Okay so they raised 100m which means they need to work towards a 1bn exit. And if they want to keep their momentum going their r&d cost will go through the roof. Because they have to build the whole stack and it all has to be rock solid (eventually). It’s an immense engineering effort.
I get how this looks profitable on paper, because Fly charges for compute, and hardware and bandwidth are cheap. But the real expense is r&d, marketing and SBC and those will rule out profitability at any scale. These are not one-time expenses. You have to keep spending forever or your customers will leave. We’ve seen this time and time again. Heroku isn’t the only example. It’s the tragedy of platform/infra startups.
That's backwards. Profitability at scale is about the _only_ way for a cloud provider to be profitable. There's a reason you don't see a bunch of small cloud providers, the economics only work at scale.
Platform companies can't scale by just getting more of the type of customers they already have. They scale by getting bigger and more demanding customers. Those customers will expect the things AWS and the other big cloud platforms already offer. And then R&D expenses explode. The bigger they get the higher R&D will be. In absolute numbers and relative to revenue.
Yes, it's true that if you become as big as AWS then economy of scale starts to work in your favor again. But that outcome is so unlikely it's not worth thinking about.

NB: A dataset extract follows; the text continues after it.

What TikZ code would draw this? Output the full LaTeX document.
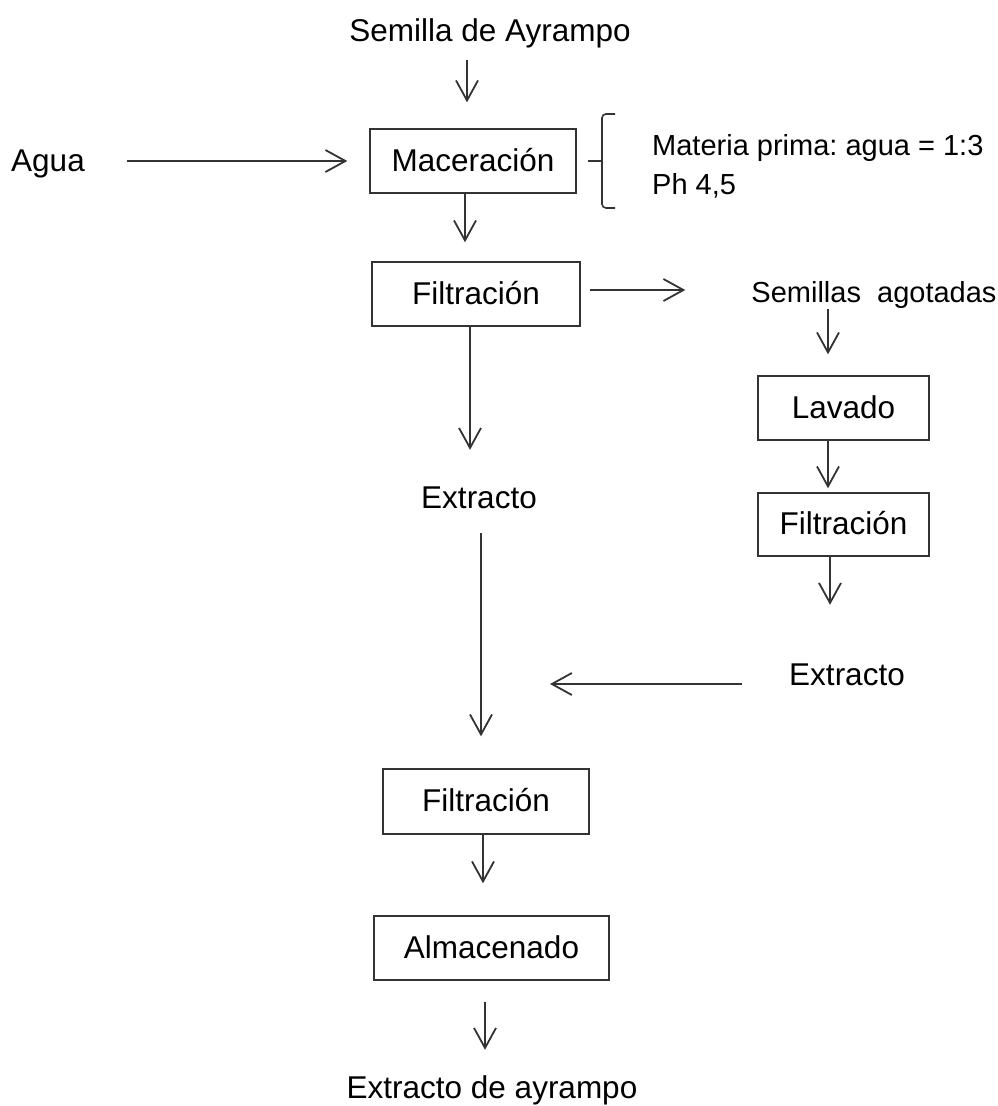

The realistic best case outcome is that they become a mid-sized cloud provider, like Digital Ocean. And Digital Ocean, in business for 11 years and having raised 500m (pre IPO) is still losing money. Linode, after 20 years of struggle, ultimately gave up and sold for $900m last year. Even the best case outcome looks pretty bleak.
I get how this looks profitable on paper, because Fly charges for compute, and hardware and bandwidth are cheap. But the real expense is r&d, marketing and SBC and those will rule out profitability at any scale. These are not one-time expenses. You have to keep spending forever or your customers will leave. We’ve seen this time and time again. Heroku isn’t the only example. It’s the tragedy of platform/infra startups.